Fresh deployment the taxi cab TFX example is failing the deploy step with :
++ kubectl get po taxi-cab-classification-model-tfx-taxi-cab-classification-5lxrp taxi-cab-classification-model-tfx-taxi-cab-classification-67xc9 --namespace kubeflow -o 'jsonpath={.status.containerStatuses[0].state.running}'
Error from server (NotFound): pods "taxi-cab-classification-model-tfx-taxi-cab-classification-67xc9" not found
Is it a recurring error or happens rarely? I think I've come across with the error in the past.
3 runs consistently failed. kicking off the 4th run.
quick update 4th run also failed.
I think this is what's happening: When you have multiple runs of the deployer step, you don't have unique deployments.
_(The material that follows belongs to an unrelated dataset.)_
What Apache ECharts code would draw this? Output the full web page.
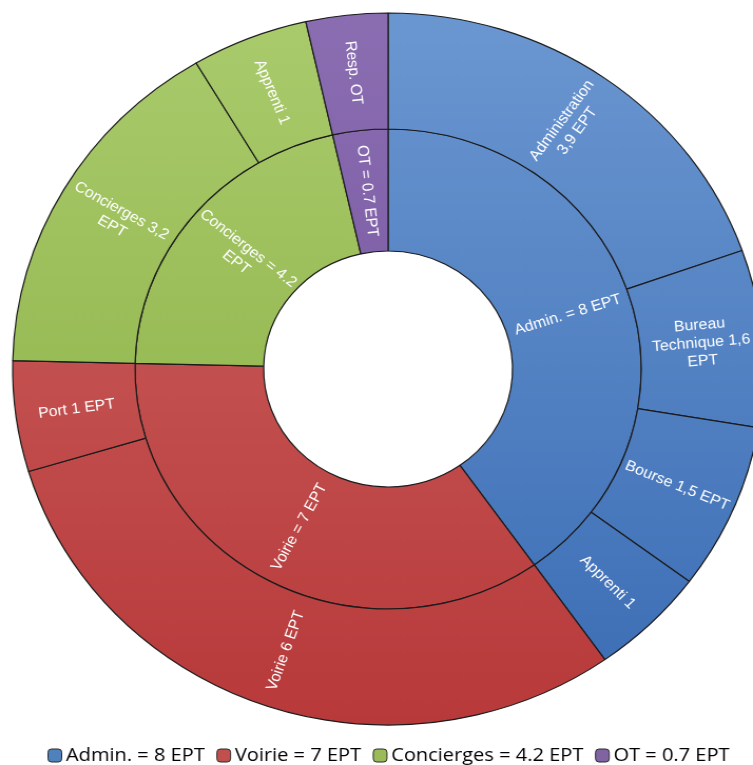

You have only one deployment (model-server-v1). So when you try to fetch the TFServing pod corresponding to your run, it lists all pods created from previous runs. And it chooses the alpha-numerically first pod and since it can't find the pod corresponding to the run, the step fails.
This can be solved by deleting all model-server pods that gets created before starting a fresh run. But this makes recurring / parallel / multiple runs hard.
A temporary fix is to delete the deployment.
run "kubectl get deployment -n kubeflow" and look for the taxi-cab-, then
run "kubectl delete deployment taxi-cab- -n kubeflow".
In fact, the deployer has been using configurable names for the deployment and the examples are generating the name using {{workflow.name}}
Tried this. Passed the workflow name as a parameter using the --server-name flag and it doesn't happen anymore.
Found the bug: the deployer component truncated the deploy name to 64 bytes, which removes the distinct part of the workflow name, thus naming collision.
Will send a PR to randomize the deployer name
Most helpful comment
solved in https://github.com/kubeflow/pipelines/pull/704